GIVEN INSTRUCTION
Pictures stay out of the copy. Repeat exactly the lines from the first entry below through the line that contains "(0,0) rectangle (588,1298);", and nothing beyond.

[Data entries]
• • • • • • •

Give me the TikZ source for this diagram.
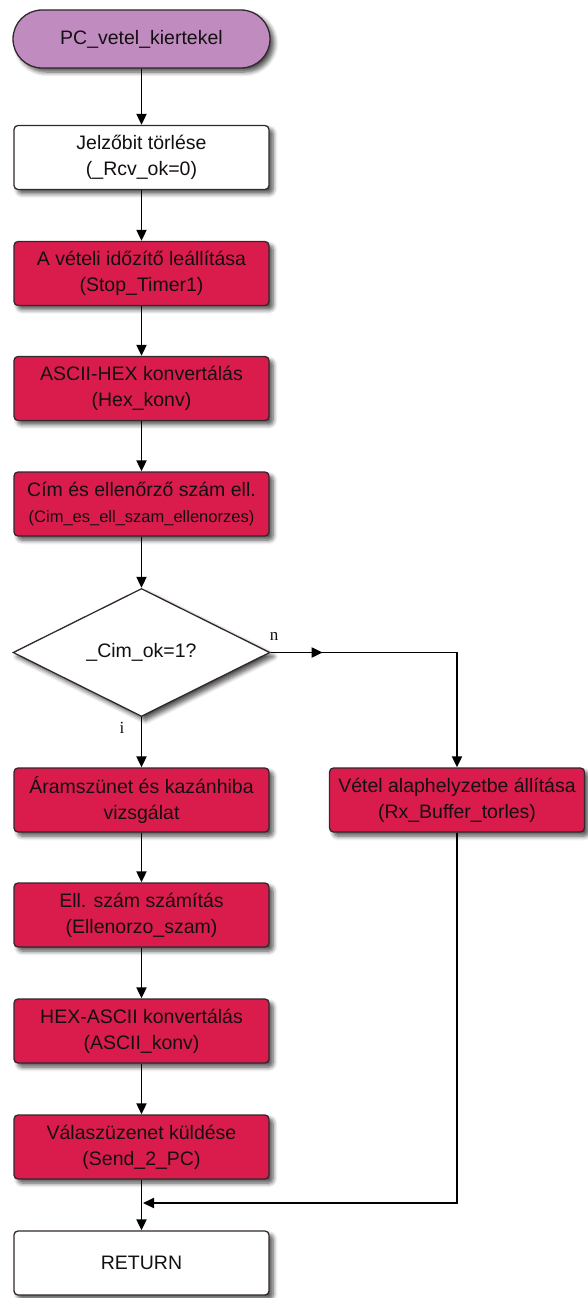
\documentclass[tikz,border=0pt]{standalone}
\usepackage{fontspec}
\setmainfont{Liberation Sans}
\newfontfamily\labelfont{Liberation Serif}
\usetikzlibrary{shapes.geometric,arrows.meta,shadows.blur,decorations.markings,calc}

\definecolor{procred}{RGB}{218,28,76}
\definecolor{termpurple}{RGB}{192,140,192}
\definecolor{edgegray}{RGB}{50,40,45}
\definecolor{txt}{RGB}{20,15,18}

\tikzset{
  shade/.style={blur shadow={shadow xshift=4pt,shadow yshift=-4pt,shadow blur steps=6,shadow blur radius=4.5pt,shadow opacity=70}},
  base/.style={draw=edgegray,line width=1.3pt,text=txt,inner sep=0pt,align=center,
    font=\fontsize{19.5}{26}\selectfont,shade},
  procbox/.style={base,rectangle,rounded corners=4pt,fill=procred,minimum width=255pt,minimum height=64pt},
  plainbox/.style={base,rectangle,rounded corners=4pt,fill=white,minimum width=255pt,minimum height=64pt},
  termbox/.style={base,rectangle,rounded corners=29pt,fill=termpurple,minimum width=257pt,minimum height=58pt},
  decbox/.style={base,diamond,fill=white,minimum width=257pt,minimum height=128pt},
  flow/.style={line width=1.9pt,draw=black,-{Triangle[length=11pt,width=10pt]}},
  branchlabel/.style={font=\labelfont\fontsize{17}{17}\selectfont,text=txt,inner sep=0pt}
}

\begin{document}
\begin{tikzpicture}[x=1pt,y=-1pt]
\useasboundingbox (0,0) rectangle (588,1298);

% main column
\node[termbox]  (start)  at (141.5,39)   {PC\_vetel\_kiertekel};
\node[plainbox] (jelz)   at (141.5,157.5){Jelzőbit törlése\\(\_Rcv\_ok=0)};
\node[procbox]  (stop)   at (141.5,273.5){A vételi időzítő leállítása\\(Stop\_Timer1)};
\node[procbox]  (hexk)   at (141.5,388.5){ASCII-HEX konvertálás\\(Hex\_konv)};
\node[procbox]  (cim)    at (141.5,504)  {Cím és ellenőrző szám ell.\\{\fontsize{16.5}{22}\selectfont(Cim\_es\_ell\_szam\_ellenorzes)}};
\node[decbox]   (dec)    at (141.5,652.5){\_Cim\_ok=1?};
\node[procbox]  (aram)   at (141.5,800)  {Áramszünet és kazánhiba\\vizsgálat};
\node[procbox]  (ell)    at (141.5,915)  {Ell. szám számítás\\(Ellenorzo\_szam)};
\node[procbox]  (asck)   at (141.5,1031) {HEX-ASCII konvertálás\\(ASCII\_konv)};
\node[procbox]  (valasz) at (141.5,1147) {Válaszüzenet küldése\\(Send\_2\_PC)};
\node[plainbox] (ret)    at (141.5,1263) {RETURN};

% side branch
\node[procbox]  (vetel)  at (457,800)    {Vétel alaphelyzetbe állítása\\(Rx\_Buffer\_torles)};

% branch labels
\node[branchlabel] (lbln) at (274,636) {n};
\node[branchlabel] (lbli) at (122,728) {i};

% connectors
\draw[flow] (start) -- (jelz);
\draw[flow] (jelz) -- (stop);
\draw[flow] (stop) -- (hexk);
\draw[flow] (hexk) -- (cim);
\draw[flow] (cim) -- (dec);
\draw[flow] (dec.south) -- (aram);
\draw[flow] (aram) -- (ell);
\draw[flow] (ell) -- (asck);
\draw[flow] (asck) -- (valasz);
\draw[flow] (valasz) -- (ret);

\draw[flow,postaction={decorate},
  decoration={markings,mark=at position 52pt with {\arrow{Triangle[length=11pt,width=10pt]}}}]
  (dec.east) -| (vetel.north);

\coordinate (join) at (143,1203);
\draw[flow] (vetel.south) |- (join);
\end{tikzpicture}
\end{document}
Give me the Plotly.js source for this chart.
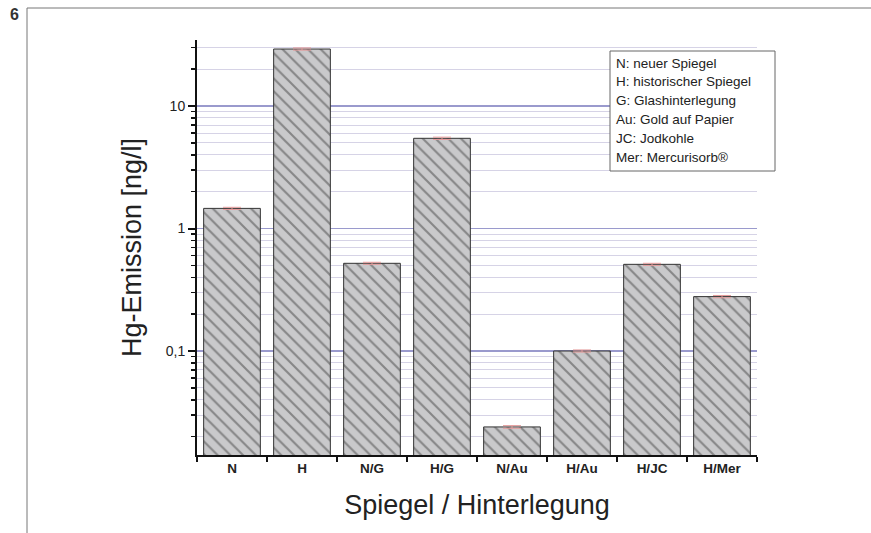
<!DOCTYPE html>
<html>
<head>
<meta charset="utf-8">
<script src="https://cdn.plot.ly/plotly-3.0.1.min.js"></script>
<style>
html,body{margin:0;padding:0;background:#fff;}
#chart{width:871px;height:533px;}
</style>
</head>
<body>
<div id="chart"></div>
<script>
const categories = ["N", "H", "N/G", "H/G", "N/Au", "H/Au", "H/JC", "H/Mer"];
const emission = [1.46, 29.2, 0.52, 5.45, 0.024, 0.10, 0.51, 0.278];
const errors = [0.03, 0.6, 0.01, 0.12, 0.0006, 0.002, 0.01, 0.006];
const yTickVals = [0.1, 1, 10];
const yTickText = ["0,1", "1", "10"];
const minorVals = [0.02,0.03,0.04,0.05,0.06,0.07,0.08,0.09,
                   0.2,0.3,0.4,0.5,0.6,0.7,0.8,0.9,
                   2,3,4,5,6,7,8,9,20,30];
const legendLines = ["N: neuer Spiegel", "H: historischer Spiegel", "G: Glashinterlegung",
                     "Au: Gold auf Papier", "JC: Jodkohle", "Mer: Mercurisorb®"];

const FONT = "Liberation Sans, Arial, sans-serif";

const trace = {
  type: "bar",
  x: categories,
  y: emission,
  width: 0.81,
  marker: {
    color: "#c9c9cb",
    line: {color: "#333", width: 1},
    pattern: {shape: "\\", bgcolor: "#c9c9cb", fgcolor: "#444", size: 9, solidity: 0.24, fillmode: "overlay"}
  },
  error_y: {type: "data", array: errors, visible: true, color: "#e49a9a", thickness: 1, width: 9},
  hoverinfo: "x+y"
};

const plotL = 197, plotR = 757, plotT = 40, plotB = 455;
const pw = plotR - plotL, ph = plotB - plotT;
const px = v => (v - plotL) / pw;
const py = v => (plotB - v) / ph;

const annotations = [
  {text: "<b>6</b>", xref: "paper", yref: "paper", x: px(14), y: py(15), showarrow: false,
   xanchor: "center", yanchor: "middle", font: {family: FONT, size: 16, color: "#333"}}
];
legendLines.forEach((t, i) => {
  annotations.push({text: t, xref: "paper", yref: "paper", x: px(614), y: py(63 + i * 18.8),
    showarrow: false, xanchor: "left", yanchor: "middle",
    font: {family: FONT, size: 13.5, color: "#222"}});
});

const shapes = [
  {type: "line", xref: "paper", yref: "paper", x0: px(27), x1: px(871), y0: py(8), y1: py(8),
   line: {color: "#777", width: 1}},
  {type: "line", xref: "paper", yref: "paper", x0: px(27), x1: px(27), y0: py(8), y1: py(533),
   line: {color: "#777", width: 1}},
  {type: "rect", xref: "paper", yref: "paper", x0: px(610), x1: px(775), y0: py(51), y1: py(171),
   fillcolor: "#fff", line: {color: "#666", width: 1}, layer: "above"}
];

const layout = {
  width: 871, height: 533,
  margin: {l: plotL, r: 871 - plotR, t: plotT, b: 533 - plotB},
  paper_bgcolor: "#fff", plot_bgcolor: "#fff",
  showlegend: false,
  font: {family: FONT, color: "#222"},
  xaxis: {
    type: "category",
    range: [-0.5, 7.5],
    showline: true, linecolor: "#111", linewidth: 2,
    ticks: "outside", tickson: "boundaries", ticklen: 5, tickwidth: 2, tickcolor: "#111",
    showgrid: false, zeroline: false,
    tickfont: {family: FONT, size: 13.5, color: "#222", weight: "bold"},
    title: {text: "Spiegel / Hinterlegung", font: {family: FONT, size: 27, color: "#222"}, standoff: 20}
  },
  yaxis: {
    type: "log",
    range: [Math.log10(0.01416), 1.539],
    showline: true, linecolor: "#111", linewidth: 2,
    tickmode: "array", tickvals: yTickVals, ticktext: yTickText,
    ticks: "outside", ticklen: 7, tickwidth: 2, tickcolor: "#111",
    tickfont: {family: FONT, size: 14, color: "#222"},
    showgrid: true, gridcolor: "#9a9acd", gridwidth: 1.5,
    zeroline: false,
    minor: {tickmode: "array", tickvals: minorVals, ticks: "outside", ticklen: 4, tickwidth: 1.5,
            tickcolor: "#111", showgrid: true, gridcolor: "#d6d3e6", gridwidth: 1},
    title: {text: "Hg-Emission [ng/l]", font: {family: FONT, size: 27, color: "#222"}, standoff: 16}
  },
  shapes: shapes,
  annotations: annotations
};

Plotly.newPlot("chart", [trace], layout, {displayModeBar: false, staticPlot: true});
</script>
</body>
</html>
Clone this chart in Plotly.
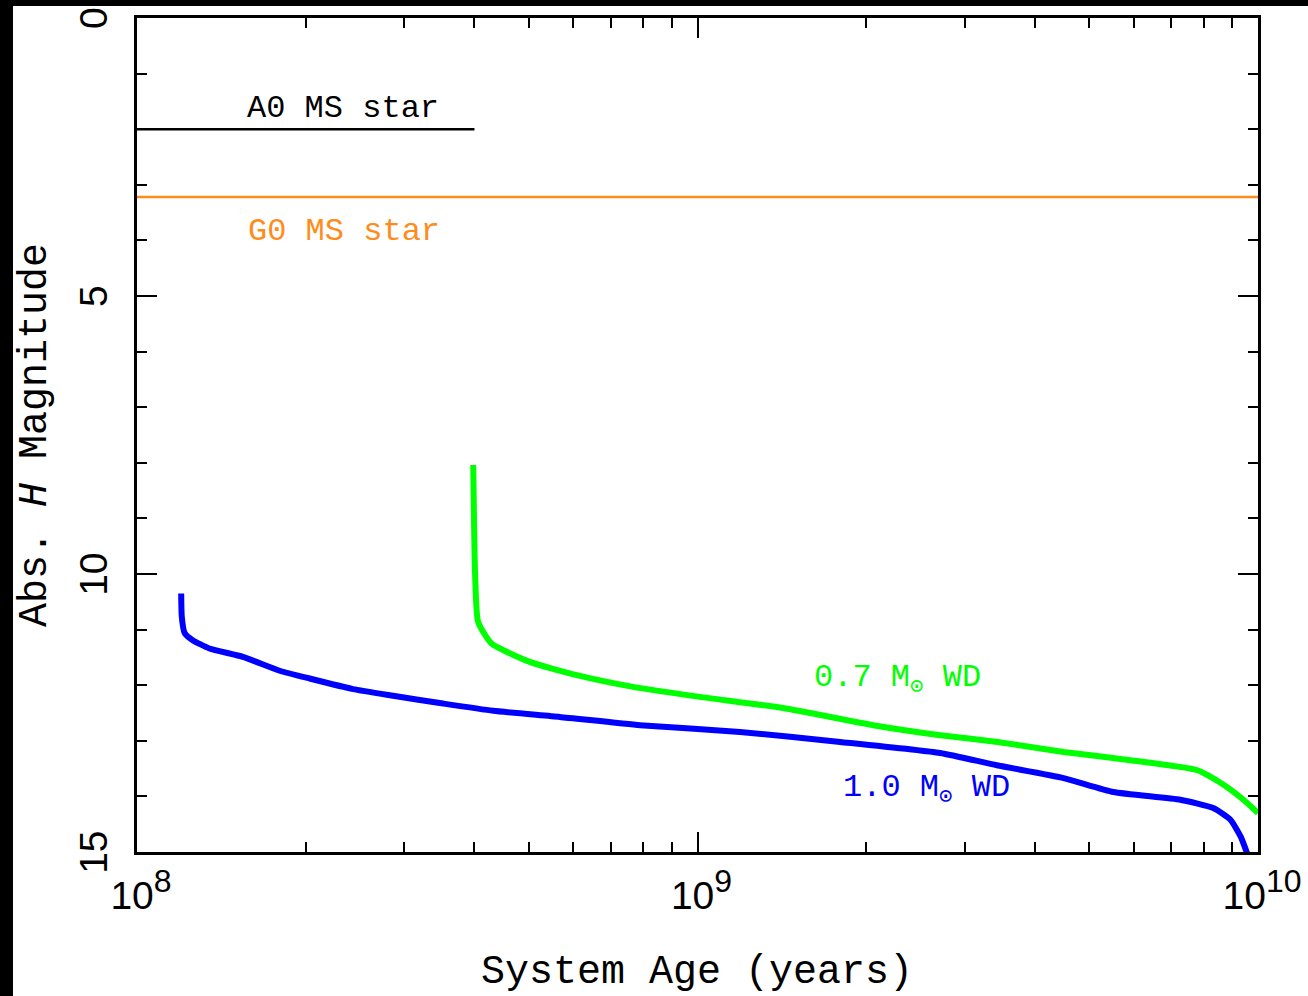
import plotly.graph_objects as go

# 1.0 Msun white dwarf cooling track
wd10_age = [1.199e8, 1.202e8, 1.216e8, 1.257e8, 1.347e8, 1.545e8, 1.797e8, 2.032e8,
            2.429e8, 2.863e8, 3.516e8, 4.32e8, 5.68e8, 7.90e8, 1.191e9, 1.797e9,
            2.71e9, 3.42e9, 4.50e9, 5.52e9, 7.27e9, 8.32e9, 8.93e9, 9.31e9, 9.56e9]
wd10_mag = [10.35, 10.77, 11.06, 11.19, 11.34, 11.49, 11.74, 11.88,
            12.07, 12.19, 12.33, 12.46, 12.57, 12.72, 12.84, 13.02,
            13.22, 13.44, 13.67, 13.92, 14.06, 14.21, 14.42, 14.72, 15.02]

# 0.7 Msun white dwarf cooling track
wd07_age = [3.98e8, 4.01e8, 4.06e8, 4.29e8, 5.02e8, 6.09e8, 7.67e8, 1.010e9,
            1.421e9, 2.058e9, 2.71e9, 3.43e9, 4.50e9, 5.92e9, 7.80e9, 8.68e9,
            9.42e9, 1.0e10]
wd07_mag = [8.04, 9.98, 10.86, 11.25, 11.58, 11.82, 12.03, 12.21,
            12.41, 12.72, 12.90, 13.02, 13.20, 13.35, 13.53, 13.79,
            14.06, 14.30]

# Main-sequence reference stars
a0_age = [1e8, 4e8]
a0_mag = [2.0, 2.0]
g0_age = [1e8, 1e10]
g0_mag = [3.22, 3.22]

x_ticks = [1e8, 1e9, 1e10]
x_exponents = ["8", "9", "10"]
y_ticks = [0, 5, 10, 15]

x_ticktext = ["10<sup><span style='font-size:32px'>%s</span></sup>" % e for e in x_exponents]

fig = go.Figure()
fig.add_trace(go.Scatter(x=a0_age, y=a0_mag, mode="lines",
                         line=dict(color="black", width=2.5), showlegend=False))
fig.add_trace(go.Scatter(x=g0_age, y=g0_mag, mode="lines",
                         line=dict(color="#ff8c1a", width=2.5), showlegend=False))
fig.add_trace(go.Scatter(x=wd07_age, y=wd07_mag, mode="lines",
                         line=dict(color="#00ff00", width=6, shape="spline", smoothing=0.5),
                         showlegend=False))
fig.add_trace(go.Scatter(x=wd10_age, y=wd10_mag, mode="lines",
                         line=dict(color="#0000ff", width=6, shape="spline", smoothing=0.5),
                         showlegend=False))

mono = "Liberation Mono, Courier New, monospace"
tickfont = dict(family="Liberation Sans, Arial, sans-serif", size=39, color="black")

L, R, T, B = 137, 1258, 18, 852
W, H = R - L, B - T

def px(x):
    return (x - L) / W

def py(y):
    return (B - y) / H

fig.update_layout(
    width=1308, height=996,
    margin=dict(l=L, r=1308 - R, t=T, b=996 - B),
    paper_bgcolor="black",
    plot_bgcolor="white",
    showlegend=False,
    xaxis=dict(type="log", range=[7.99999, 10.00001], tickvals=x_ticks, ticktext=x_ticktext,
               ticks="inside", ticklen=20, tickwidth=2, tickcolor="black",
               showline=True, linecolor="black", linewidth=2.5, mirror="ticks",
               showgrid=False, zeroline=False, tickfont=tickfont, automargin=False,
               ticklabelstandoff=7, ticklabelshift=4,
               minor=dict(ticks="inside", ticklen=10, tickwidth=2, tickcolor="black",
                          dtick="D1", showgrid=False)),
    yaxis=dict(range=[15, 0], tickvals=y_ticks, tickangle=-90,
               ticks="inside", ticklen=20, tickwidth=2, tickcolor="black",
               showline=True, linecolor="black", linewidth=2.5, mirror="ticks",
               showgrid=False, zeroline=False, tickfont=tickfont, automargin=False,
               ticklabelstandoff=12, ticklabelshift=-6,
               minor=dict(ticks="inside", ticklen=10, tickwidth=2, tickcolor="black",
                          dtick=1, showgrid=False)),
    shapes=[dict(type="rect", xref="paper", yref="paper",
                 x0=px(13), x1=px(1320), y0=py(1010), y1=py(6),
                 fillcolor="white", line=dict(width=0), layer="below")],
)

labels = [
    ("A0 MS star", 343, 108, 32, "black", 0),
    ("G0 MS star", 344, 232, 32, "#ff8c1a", 0),
    ("0.7 M<sub>⊙</sub> WD", 897, 679, 32, "#00ff00", 0),
    ("1.0 M<sub>⊙</sub> WD", 926, 789, 32, "#0000ff", 0),
    ("System Age (years)", 697, 972, 40, "black", 0),
    ("Abs. <i>H</i> Magnitude", 35, 435, 40, "black", -90),
]
for text, x, y, size, color, ang in labels:
    fig.add_annotation(text=text, x=px(x), y=py(y), xref="paper", yref="paper",
                       xanchor="center", yanchor="middle", showarrow=False,
                       textangle=ang, font=dict(family=mono, size=size, color=color))

fig.write_html("out.html")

• • • • • • •

SOLUTION TO THE PROBLEM
Give me the TikZ source for this diagram.
\documentclass[tikz,border=0pt]{standalone}
\usepackage{fontspec}
\setmainfont{Liberation Sans}
\newfontfamily\labelfont{Liberation Serif}
\usetikzlibrary{shapes.geometric,arrows.meta,shadows.blur,decorations.markings,calc}

\definecolor{procred}{RGB}{218,28,76}
\definecolor{termpurple}{RGB}{192,140,192}
\definecolor{edgegray}{RGB}{50,40,45}
\definecolor{txt}{RGB}{20,15,18}

\tikzset{
  shade/.style={blur shadow={shadow xshift=4pt,shadow yshift=-4pt,shadow blur steps=6,shadow blur radius=4.5pt,shadow opacity=70}},
  base/.style={draw=edgegray,line width=1.3pt,text=txt,inner sep=0pt,align=center,
    font=\fontsize{19.5}{26}\selectfont,shade},
  procbox/.style={base,rectangle,rounded corners=4pt,fill=procred,minimum width=255pt,minimum height=64pt},
  plainbox/.style={base,rectangle,rounded corners=4pt,fill=white,minimum width=255pt,minimum height=64pt},
  termbox/.style={base,rectangle,rounded corners=29pt,fill=termpurple,minimum width=257pt,minimum height=58pt},
  decbox/.style={base,diamond,fill=white,minimum width=257pt,minimum height=128pt},
  flow/.style={line width=1.9pt,draw=black,-{Triangle[length=11pt,width=10pt]}},
  branchlabel/.style={font=\labelfont\fontsize{17}{17}\selectfont,text=txt,inner sep=0pt}
}

\begin{document}
\begin{tikzpicture}[x=1pt,y=-1pt]
\useasboundingbox (0,0) rectangle (588,1298);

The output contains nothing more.